Ilustrasi Pengantin Jawa (Tiyang_jawii)
– Mitos tentang larangan warga Cepu Blora dan Bojonegoro Jawa Timur atau keturunan Adipati Cepu rupanya bermula dari sumpah dari Prabu Brawijaya V yang diketahui sebagai Raja dari Kerajaan Majapahit.
Menurut sejarah, Prabu Brawijaya V memimpin Kerajaan Majapahit pada 1468 hingga 1478 atau selama 10 tahun.
Sosok yang memiliki nama Bhre Kertabumi ini melarang warga Cepu Blora dan Bojonegoro atau keturunan Adipati Cepu untuk mendaki Gunung Lawu bukan orang sembarangan.
Dikisahkan, saat itu Prabu Brawijaya V sedang melarikan diri ke Gunung Lawu. Saat pelarian tersebut, Prabu Brawijaya V dan pengikutnya diikuti oleh pasukan dari Adipati Cepu hingga sampai ke puncak tertinggi Gunung Lawu.

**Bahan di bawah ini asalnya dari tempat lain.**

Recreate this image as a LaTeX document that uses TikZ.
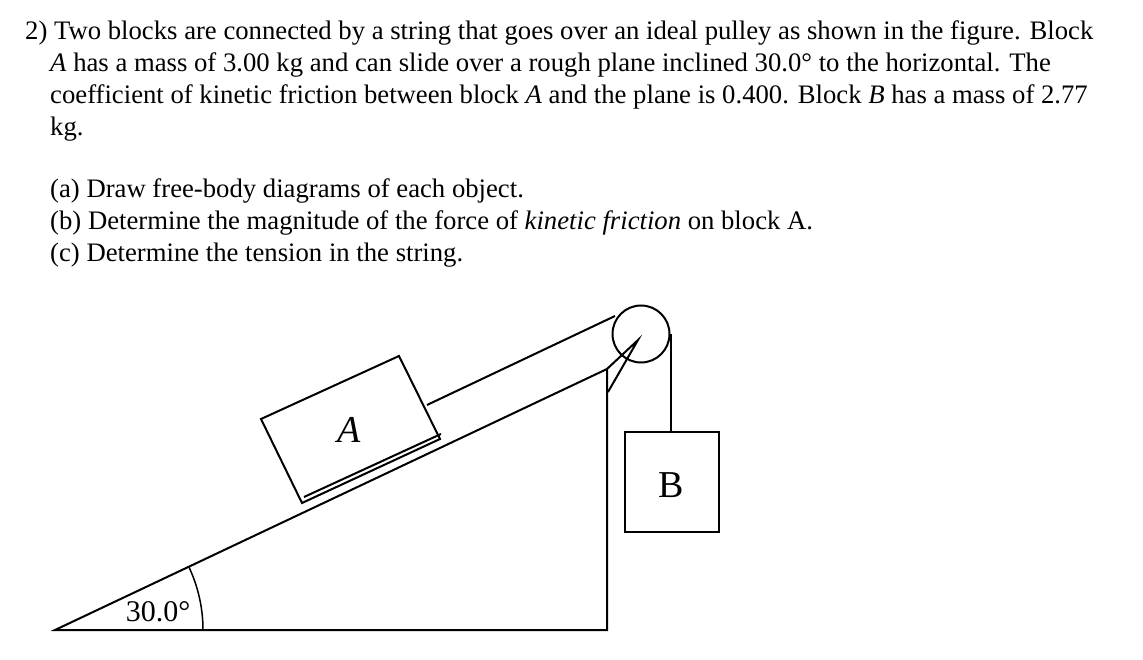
\documentclass[tikz,border=0pt]{standalone}
\usepackage{fontspec}
\setmainfont{Liberation Serif}
\begin{document}
\begin{tikzpicture}[x=1pt,y=-1pt,
  txt/.style={anchor=base west,inner sep=0pt,font=\fontsize{26.7}{30}\selectfont},
  ln/.style={line width=2pt},
  lbl/.style={font=\fontsize{38}{42}\selectfont,inner sep=0pt}]
\useasboundingbox (0,0) rectangle (1143,660);
\node[txt] (l1) at (25,40) {2) Two blocks are connected by a string that goes over an ideal pulley as shown in the figure. Block};
\node[txt] (l2) at (50,72) {\textit{A} has a mass of 3.00 kg and can slide over a rough plane inclined 30.0° to the horizontal. The};
\node[txt] (l3) at (50,104) {coefficient of kinetic friction between block \textit{A} and the plane is 0.400. Block \textit{B} has a mass of 2.77};
\node[txt] (l4) at (50,136) {kg.};
\node[txt] (pa) at (50,198) {(a) Draw free-body diagrams of each object.};
\node[txt] (pb) at (50,230) {(b) Determine the magnitude of the force of \textit{kinetic friction} on block A.};
\node[txt] (pc) at (50,262) {(c) Determine the tension in the string.};
% incline
\coordinate (O) at (55,630);
\coordinate (R) at (607,630);
\coordinate (T) at (607,369);
\draw[ln] (O) -- (R) -- (T) -- cycle;
\draw[line width=1.5pt] (O) ++(-25.4:148) arc[start angle=-25.4,end angle=0,radius=148];
\node[font=\fontsize{30}{34}\selectfont,inner sep=0pt] (ang) at (158,612) {30.0°};
% block A
\coordinate (a1) at (261,419);
\coordinate (a2) at (399,356);
\coordinate (a3) at (440,439);
\coordinate (a4) at (302,503);
\draw[ln] (a1) -- (a2) -- (a3) -- (a4) -- cycle;
\draw[ln] (304,497) -- (441,434);
\node[lbl,font=\fontsize{38}{42}\selectfont\itshape] (Alab) at (349,430) {A};
% pulley
\node[draw,circle,line width=2pt,minimum size=57pt,inner sep=0pt] (P) at (641,334) {};
\coordinate (Pc) at (638,340);
\draw[ln] (T) -- (Pc) -- (608,392);
\draw[ln] (427,405) -- (615,316);
% block B
\node[draw,line width=2pt,minimum width=94pt,minimum height=100pt,inner sep=0pt] (B) at (672,482) {};
\node[lbl] (Blab) at (671,485) {B};
\draw[ln] (P.east) -- (B.north -| P.east);
\end{tikzpicture}
\end{document}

Prabu Brawijaya V pun murka dan mengeluakan sumpahnya. Sumpahnya itu berupa larangan warga Cepu Blora dan Bojonegoro atau keturanan Adipati Cepu mendaki Gunung Lawu. Bila larangan itu dilanggar, orang Cepu Blora yang mendaki akan mengalami nasib buruk atau celaka.
Mengutip buku Jejak Islam di Nusantara yang ditulis oleh Adi Teruna Effendi dkk, Prabu Brawijaya V merupakan ayah dari Raden Patah, pendiri Kerajaan Demak atau Kesultanan Demak.
Dikisahkan, Prabu Brawijaya V memiliki seorang selir bernama Siu Ban Ci yang merupakan putri dari saudagar sekaligus ulama Syaikh Bantong atau Syeh Bentong alias Tan Go Hwat.
Pada saat Siu Ban Ci hamil tua, permaisuri Prabu Brawijaya V bernama Ratu Darawati atau Putri Campa cemburu. Kecemburuan ini berakibat Siu Ban Ci diceraikan yang kemudian dihadiahkan kepada Arya Damar atau Jaka Dilan alias Swan Liong, seorang pemimpin keturunan Tiongha yang berkuasa di Palembang di bawah Kerajaan Majapahit.
Ban Ci akhirnya menikah dengan Arya Damar hingga melahirkan Raden Patah yang memiliki gelar Sultan Alam Akbar Al-Fatah.
Kisah ini dipercayai sebagian orang sebagai bentuk penghormatan terhadap sejarah dan mitologi lokal. Namun, karena sifatnya legenda, kepercayaan terhadap cerita ini sangat subjektif dan bergantung pada keyakinan individu.